Forum Replies Created

  • Flooplambada

    March 17, 2006 at 12:29 am in reply to: 100A with a stage mic used a a boom mic

    Its a broad question, but the answer to what i think your question is, is:

    An sm58 on a stick 18 inches above the mouth of a speaker will sound infinitely better than the built in mic from 10 feet away. Pretty much any mic that isnt defective will sound better at 18 inches than the built in mic at 10 feet.

  • Flooplambada

    January 24, 2006 at 3:05 am in reply to: 3D video – old 3D glasses style

    I did 3d anaglyph print/video professionally for a few years. The short answer is that you cant effortlessly create 3d video from 2d video. The long answer is:

    The principles for old anaglyph/polarized 3d are the same as the newfangled lcd-flicker glasses. The 3d is present because there are two different images recorded or created offset from each other. The way to fool your brain into seeing 3d from that is to show a different image to each eye. Then, the same process in your brain that interpolates depth in real life can do the same thing to the two images.

    The old method was to process two black and white films, then burn one as red and one as blue/green onto a final plate. when it is projected back as this blurry mess, the 3d glasses filter out all but that color entering that eye, and therefore you only see one image per eye. viola. 3d perception.

    The polarizing method used two projectors, each with a polarizer over the lens at 90 degrees from each other, matching the polarization of the two eyes of the 3d glasses you’d watch. Using this method you were able to have full color images. Also, you could take your glasses off and the screen would be a bit blurry, but not a rainbow.

    So, the process of creating 3d anaglyph in after effects is pretty simple. After shooting video with 2 cameras side by side, you take one of your cameras footage and replace the red channel with the red channel from the other camera. Viola. as long as you replace the channel to match the glasses you are using, you’ll now have full anaglyph 3d. The anaglyph plugin (3d glasses) for after effects just does that for you. It has nothing to do with actual 3d creation. it just allows you to easily merge the channels from two video sources into one anaglylph image.

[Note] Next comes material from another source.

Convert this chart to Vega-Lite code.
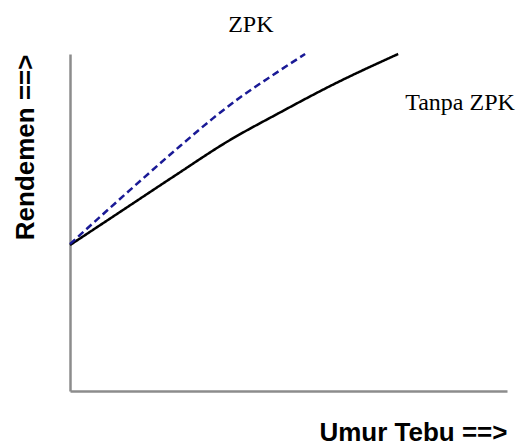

    NOW… lets talk about creating 3d from 2d when there arent 2 handy stereo sources handy.

    Most of anaglyph 3d is broad strokes. You notice the big changes more than small ones. As a result, if you put one or two 3d offsets into an image, the viewer will see a lot more 3d than is really there.

    So, if you can take the footage and add an element into the image (a fake foreground image, a cut out window revealing a different layer, text on the screen, etc), then you can create a 3d seperation from the video plate and give the 2d video a 3d “depth”. You could even create the front archway of a theater and have that floating in front of the screen and have the 2d footage “behind” it in 3d space and give a 3d perspective to look at.

    The easiest way to do this is to create a full composition with all the elements in it where they belong, then duplicate this composition. Name one “left” and one “right”. The 3d illusion comes from the differences between the images for each eye. When things converge (right moves left, left moves right) then they appear to come out of screen level and towards the audience. When they diverge (left moves left, right moves right) that object is pushed back in 3d space. You dont have to move both the left and right object though. If you move an object in the right composition to the right, that object will be diverged relative to the same object in the left comp and will move “back” in space. keep in mind that it is much easier for the eyes to resolve a deep diverge than converge.

    It probably sounds confusing, but it really isnt. As long as this is for a short bit of a video, you can do killer 3d tricks to wow an audience without spending a fortune. The best thing you can do is grab a pair of 3d glasses and the 3d glasses plugin in ae (maybe only in the production version?). Make a layered comp, duplicate it, then bring those two comps into a third comp where you apply the 3d glasses plugin to a setting appropriate for the glasses you have. now, go into one of the comps and move an object left/right (NOT up/down) and go back and see how it has changed in 3d space. You can have moving objects converging on a point and appear to be flying from far away to up close.

    The warnings:
    1.Dont take an object that is layered on top of another and push it into 3d space behind the other. your brain cant resolve something being in front of and behind at the same time and it will just give you a headache.

    2. Go back into the frame or forward. dont try to do both. it seems cool, but it can easily nauseate the audience.

    3. 3d anaglyph space as described is unrelated to scale of an object. You can have an object converging and it will appear to be coming towards you in “depth” but since it wont be scaling (unless you scale it), it will also appear to be shrinking as it comes “forward”. In reality it s just staying the same size and its relative depth is moving… much like when they do that trick in movies where you zoom out while dollying in so the person stays the same but the background zooms.

    anyways, I hope that helped. i think 3d video is an underused gimmick. every audience we’ve used it on has loved it. We even had a product rollout with all the speaker support in 3d for a laminate company. It turned out great.

    ok, one last thought. if what you wanted was the “look” of a 3d movie for a person watching the video without glasses? just offset the red channel a bit to the side. viola. hehe.